Dans l'église de Surdesti, nous aurons une tout autre chance : celle d'assister à un mariage traditionnel. Lors de notre arrivée dans le village, tout le monde nous le disait : ''venez samedi, vous serez les bienvenus, tout le monde est le bienvenu au mariage ici !''. Intimidés, mais poussés par notre curiosité, nous reviendrons tout de même le samedi prévu, nous assisterons au mariage traditionnel dans cette église si particulière (datant du milieu du 18eme siècle) et finalement...nous serons invités à la fête, à l'une des tables de la famille, près de Ana-maria et Florin... le grand-frère du jeune marié ! Moment magique et incroyable. A quelques mois de rentrer en France pour assister au mariage d'un ami de lycée, j'ai goûté à la version roumaine, entre verres de Tsuika (l'alcool local), danse folklorique, diner gargantuesque et marques d'une générosité hors-norme.

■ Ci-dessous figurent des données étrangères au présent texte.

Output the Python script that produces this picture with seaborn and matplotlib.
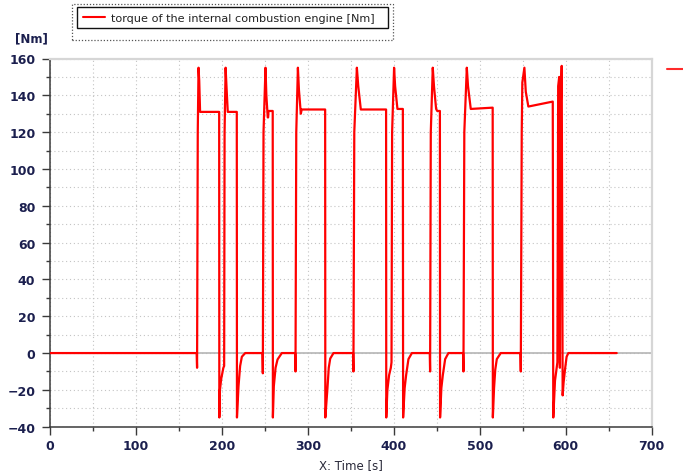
import matplotlib
matplotlib.use("Agg")
import matplotlib.pyplot as plt
from matplotlib.lines import Line2D
from matplotlib.patches import Rectangle
from matplotlib.ticker import MultipleLocator
import pandas as pd
import seaborn as sns

# Engine torque trace: breakpoints (time in s, torque in Nm)
time_s = [
    0, 170.6, 171.1, 171.9, 172.8, 173.6, 174.6, 196.8, 197.0, 197.7, 199.2, 201.7, 202.6,
    203.1, 204.3, 205.3, 206.8, 217.3, 217.5, 219.3, 221.2, 223.2, 227.1,
    247.2, 247.6, 248.4, 250.7, 251.7, 253.3, 253.8, 254.2, 259.1, 259.3, 260.4, 262.4, 264.7, 269.7,
    285.2, 285.6, 286.5, 288.4, 289.6, 291.8, 292.8, 320.1, 320.3, 322.8, 324.3, 326.0, 329.8,
    352.6, 353.0, 354.0, 357.0, 358.6, 361.6, 391.0, 391.2, 392.5, 394.5, 396.5, 397.3,
    398.0, 400.3, 401.5, 404.2, 410.5, 410.8, 412.6, 414.3, 417.0, 421.0,
    441.8, 442.2, 443.0, 445.3, 446.7, 449.2, 450.5, 453.6, 453.8, 455.3, 457.0, 459.7, 463.5,
    480.6, 481.0, 482.0, 484.9, 486.3, 489.5, 515.0, 515.2, 516.6, 518.0, 519.8, 524.4,
    547.3, 547.7, 548.8, 549.5, 551.9, 553.5, 556.5, 584.9, 585.5, 587.5, 590.3,
    591.2, 592.4, 593.2, 594.0, 595.3, 596.4, 597.5, 599.2, 601.0, 603.0, 659.3,
]
torque_nm = [
    0, 0, -8, 120, 155, 148, 131, 131, -35, -20, -14, -8, -7,
    120, 155, 145, 131, 131, -35, -18, -7, -2, 0,
    0, -11, 120, 155, 140, 128, 128, 131.5, 131.5, -35, -18, -8, -3.5, 0,
    0, -10, 120, 155, 143, 130, 132.3, 132.3, -35, -19, -8, -3, 0,
    0, -10, 120, 155, 145, 132.3, 132.3, -35, -20, -12, -8, -5,
    120, 155, 145, 132.6, 132.6, -35, -19, -12, -3.3, 0,
    0, -10, 120, 155, 145, 132.6, 131.5, 131.5, -35, -19, -12, -3.3, 0,
    0, -10, 120, 155, 145, 132.6, 133.3, -35, -19, -9, -3.3, 0,
    0, -10, 120, 147, 155, 142, 133.9, 136.6, -35, -15, -5,
    145, 150, -8, 130, 156, -23, -16, -8.7, -2, 0, 0,
]
series_label = "torque of the internal combustion engine [Nm]"
x_label = "X: Time [s]"
y_unit = "[Nm]"

df = pd.DataFrame({"time": time_s, "torque": torque_nm})

sns.set_theme(style="white")
plt.rcParams["font.family"] = ["DejaVu Sans"]

W, H = 683, 477
fig = plt.figure(figsize=(W / 100, H / 100), dpi=100)
ax = fig.add_axes([50 / W, 1 - 427.7 / H, 601.7 / W, 368.2 / H])

navy = "#1b1f4e"
ax.axhline(0, color="#b5b5b5", lw=1.2, zorder=1)

sns.lineplot(data=df, x="time", y="torque", ax=ax, color="#ff0000", lw=1.6,
             estimator=None, sort=False, label=series_label, zorder=3)

ax.set_xlim(0, 700)
ax.set_ylim(-40, 160)
ax.xaxis.set_major_locator(MultipleLocator(100))
ax.xaxis.set_minor_locator(MultipleLocator(50))
ax.yaxis.set_major_locator(MultipleLocator(20))
ax.yaxis.set_minor_locator(MultipleLocator(10))

ax.grid(True, which="both", color="#c4c4c4", linestyle=(0, (1, 2.5)), lw=0.8, zorder=0)
ax.set_axisbelow(True)

for side in ("left", "bottom"):
    ax.spines[side].set_color("#3a3a3a")
    ax.spines[side].set_linewidth(1.1)
for side in ("top", "right"):
    ax.spines[side].set_color("#d6d6d6")
    ax.spines[side].set_linewidth(1.6)

ax.tick_params(axis="both", which="major", direction="out", length=6, width=1,
               color="#3a3a3a", labelsize=9, labelcolor=navy, pad=3)
ax.tick_params(axis="both", which="minor", direction="out", length=3, width=1,
               color="#3a3a3a")
ax.tick_params(axis="y", which="major", pad=4.5)
ax.tick_params(left=True, bottom=True, which="both")
for lab in ax.get_xticklabels() + ax.get_yticklabels():
    lab.set_fontweight("bold")

ax.set_xlabel("")
ax.set_ylabel("")
fig.text(350.8 / W, 1 - 466 / H, x_label, ha="center", va="center",
         fontsize=8.5, color="#2a2a3a")
fig.text(15 / W, 1 - 39 / H, y_unit, ha="left", va="center",
         fontsize=8.5, fontweight="bold", color=navy)

leg = ax.legend(loc="upper left", bbox_to_anchor=(77 / W, 1 - 34 / H, 311 / W, 26 / H),
                bbox_transform=fig.transFigure, mode="expand", borderaxespad=0,
                frameon=True, fancybox=False, edgecolor="#111111", facecolor="white",
                framealpha=1, fontsize=8.1, handlelength=2.0, handletextpad=0.5,
                borderpad=0.5, labelcolor="#222222")
leg.get_frame().set_linewidth(1.0)
leg.get_lines()[0].set_linewidth(1.5)

fig.patches.append(Rectangle((72 / W, 1 - 41 / H), 321 / W, 36 / H,
                             transform=fig.transFigure, fill=False,
                             edgecolor="#555555", lw=0.9, linestyle=(0, (1, 1.5))))
fig.lines.append(Line2D([667 / W, 1.0], [1 - 70 / H, 1 - 70 / H],
                        transform=fig.transFigure, color="#ff2a2a", lw=1.5))

fig.savefig("out.png", dpi=100)
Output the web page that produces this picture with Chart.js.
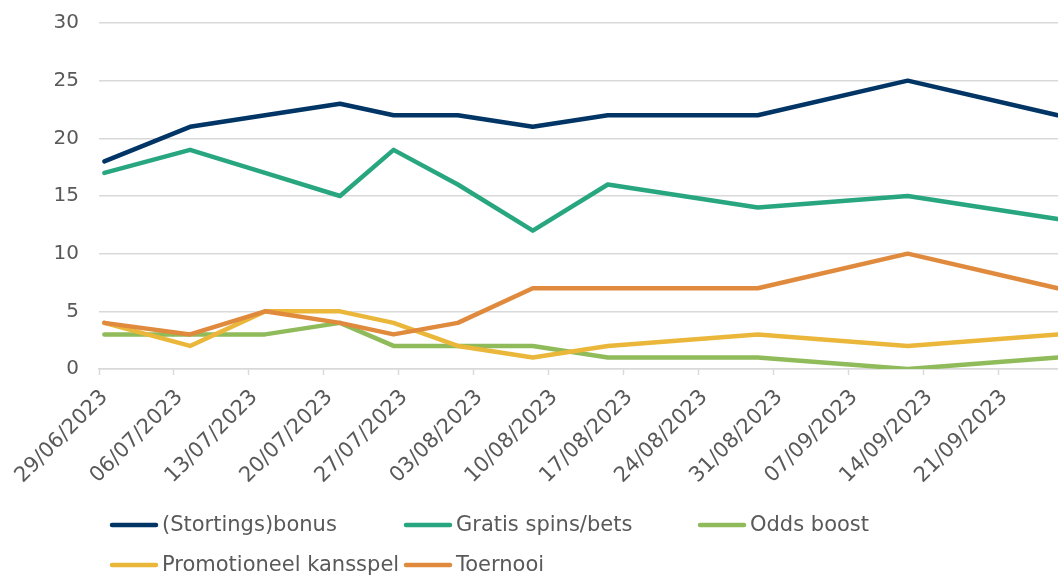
<!DOCTYPE html>
<html lang="nl">
<head>
<meta charset="UTF-8">
<title>Promoties per type</title>
<script src="https://cdn.jsdelivr.net/npm/chart.js"></script>
<style>
  body { margin: 0; background: #ffffff; overflow: hidden; }
  #wrap { width: 1058px; height: 577px; overflow: hidden; }
  canvas { display: block; }
</style>
</head>
<body>
<div id="wrap"><canvas id="chart" width="1063" height="577"></canvas></div>
<script>
// meetmomenten
const dates = ['29/06/2023', '07/07/2023', '14/07/2023', '21/07/2023', '26/07/2023', '01/08/2023',
               '08/08/2023', '15/08/2023', '29/08/2023', '12/09/2023', '26/09/2023'];

// labels op de x-as (wekelijks)
const tickDates = ['29/06/2023', '06/07/2023', '13/07/2023', '20/07/2023', '27/07/2023', '03/08/2023',
                   '10/08/2023', '17/08/2023', '24/08/2023', '31/08/2023', '07/09/2023', '14/09/2023', '21/09/2023'];

const stortingsbonus = [18, 21, 22, 23, 22, 22, 21, 22, 22, 25, 22];
const gratisSpins    = [17, 19, 17, 15, 19, 16, 12, 16, 14, 15, 13];
const oddsBoost      = [3, 3, 3, 4, 2, 2, 2, 1, 1, 0, 1];
const promoKansspel  = [4, 2, 5, 5, 4, 2, 1, 2, 3, 2, 3];
const toernooi       = [4, 3, 5, 4, 3, 4, 7, 7, 7, 10, 7];

const seriesNames  = ['(Stortings)bonus', 'Gratis spins/bets', 'Odds boost', 'Promotioneel kansspel', 'Toernooi'];
const seriesValues = [stortingsbonus, gratisSpins, oddsBoost, promoKansspel, toernooi];
const seriesColors = ['#003566', '#28a67f', '#90bb5a', '#ebb73b', '#e08a3e'];

const yTicks = [0, 5, 10, 15, 20, 25, 30];

// dagen sinds de eerste label-datum
function dayIndex(s) {
  const [d, m, y] = s.split('/').map(Number);
  const [d0, m0, y0] = tickDates[0].split('/').map(Number);
  return (Date.UTC(y, m - 1, d) - Date.UTC(y0, m0 - 1, d0)) / 86400000;
}

const FONT = "'DejaVu Sans', Verdana, sans-serif";
const GREY = '#595959';
const GRID = '#d9d9d9';

// legenda in drie kolommen, zoals in het origineel
const columnLegend = {
  id: 'columnLegend',
  afterDraw(chart) {
    const ctx = chart.ctx;
    ctx.save();
    ctx.font = '21px ' + FONT;
    ctx.textBaseline = 'middle';
    ctx.textAlign = 'left';
    chart.data.datasets.forEach((ds, i) => {
      const x = 110 + (i % 3) * 294;
      const y = 525 + Math.floor(i / 3) * 40;
      ctx.strokeStyle = ds.borderColor;
      ctx.lineWidth = 4.5;
      ctx.lineCap = 'round';
      ctx.beginPath();
      ctx.moveTo(x + 2, y);
      ctx.lineTo(x + 46, y);
      ctx.stroke();
      ctx.fillStyle = GREY;
      ctx.fillText(ds.label, x + 52, y + 1);
    });
    ctx.restore();
  }
};

const datasets = seriesNames.map((name, i) => ({
  label: name,
  data: dates.map((d, k) => ({ x: dayIndex(d) + 0.5, y: seriesValues[i][k] })),
  borderColor: seriesColors[i],
  backgroundColor: seriesColors[i],
  borderWidth: 4.5,
  borderJoinStyle: 'round',
  borderCapStyle: 'round',
  pointRadius: 0,
  tension: 0,
  fill: false,
  order: seriesNames.length - i
}));

Chart.defaults.font.family = FONT;
Chart.defaults.font.size = 20;
Chart.defaults.color = GREY;

new Chart(document.getElementById('chart'), {
  type: 'line',
  data: { datasets: datasets },
  options: {
    responsive: false,
    animation: false,
    layout: { padding: { top: 23, bottom: 78, left: 0, right: 0 } },
    plugins: {
      legend: { display: false },
      tooltip: { enabled: false }
    },
    scales: {
      x: {
        type: 'linear',
        min: 0,
        max: dayIndex(dates[dates.length - 1]) + 1,
        afterBuildTicks(scale) {
          scale.ticks = tickDates.map(d => ({ value: dayIndex(d) }));
        },
        afterFit(scale) {
          scale.height = 130;
          scale.paddingLeft = 0;
          scale.paddingRight = 0;
        },
        ticks: {
          autoSkip: false,
          minRotation: 45,
          maxRotation: 45,
          padding: 10,
          labelOffset: 5.5,
          font: { size: 21 },
          color: GREY,
          callback: (value, index) => tickDates[index]
        },
        grid: {
          display: true,
          drawOnChartArea: false,
          drawTicks: true,
          tickLength: 6,
          tickColor: GRID,
          tickWidth: 1.5
        },
        border: { display: true, color: GRID, width: 1.5 }
      },
      y: {
        min: 0,
        max: 30,
        afterBuildTicks(scale) {
          scale.ticks = yTicks.map(v => ({ value: v }));
        },
        afterFit(scale) {
          scale.width = 99;
          scale.paddingTop = 0;
          scale.paddingBottom = 0;
        },
        ticks: { padding: 20, color: GREY },
        grid: { color: GRID, lineWidth: 1.5, drawTicks: false },
        border: { display: false }
      }
    }
  },
  plugins: [columnLegend]
});
</script>
</body>
</html>
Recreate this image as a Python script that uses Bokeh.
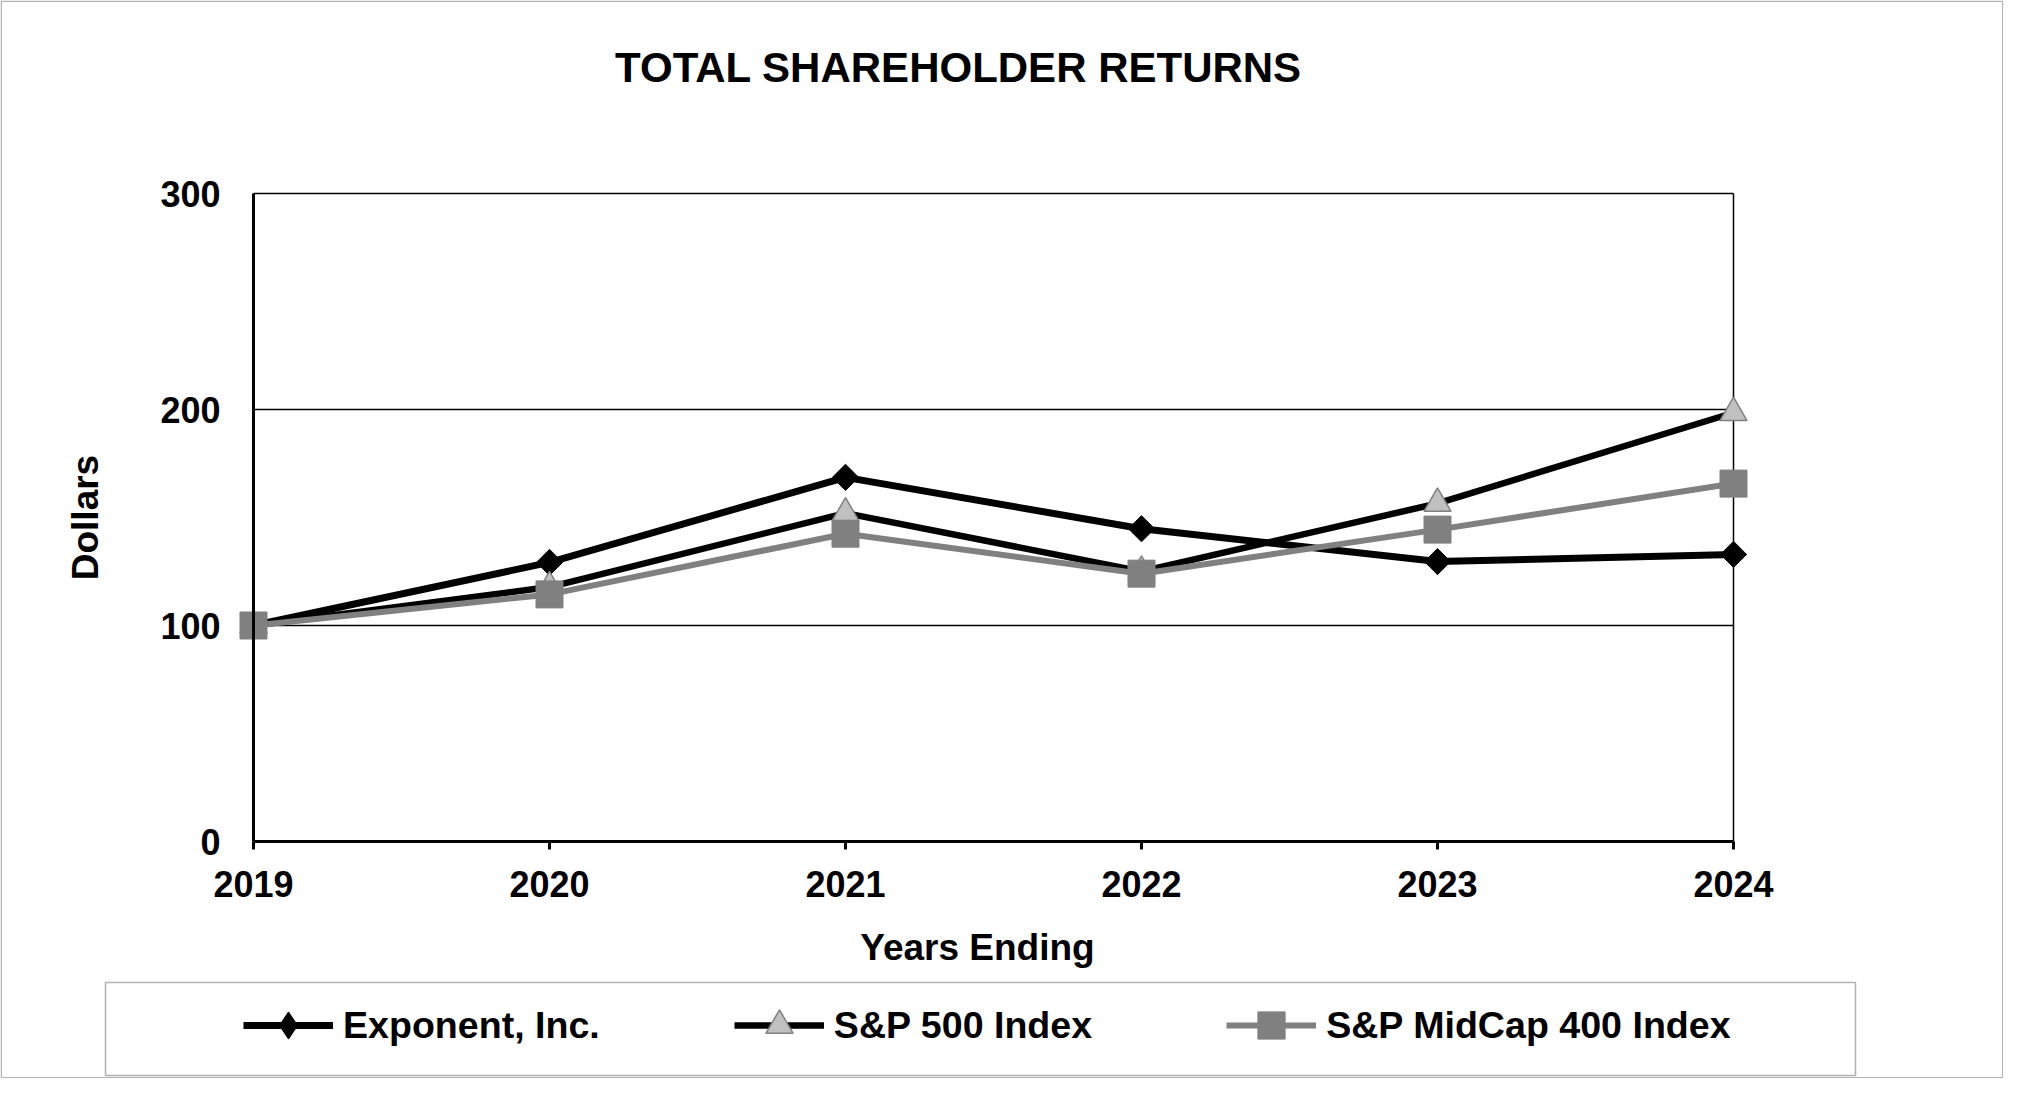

P.S : Nouvel article publié sur http://www.elnanito.blogspot.com/
(1) Lire l'article ''Les ouvriers roumains font reculer Renault'' de Stephane Luçon dans Le Monde diplomatique mois de Juin 2008
(2) Ainsi ils émigrent par nécessité, en même temps que nos entreprises nationales délocalisent dans leur pays pour augmenter leur rentabilité. Nous les voyons comme des envahisseurs, alors que ce sont nos entreprises qui les exploitent et que leurs conditions de vie sont beaucoup plus difficiles que les nôtres : comparons un peu avant de trop nous plaindre. Et enfin, l'argument porté en grand étendard pour justifier cette politique économique est celui de la libre concurrence et du marché libre qui est censé optimiser les coûts de production et donc permettre une baisse des prix au ''profit'' des consommateurs : on voit en réalité que les prix en France sont loin d'être à la baisse, que les prix en Roumanie se sont alignés à ceux de l'Europe en augmentant considérablement (mais pas les salaires bien sûr), et que par contre les rentes et revenus des actionnaires autant que les salaires des grands patrons d'entreprises explosent tous les records. Vive l'Europe sociale et de l'amitié entre les peuples !!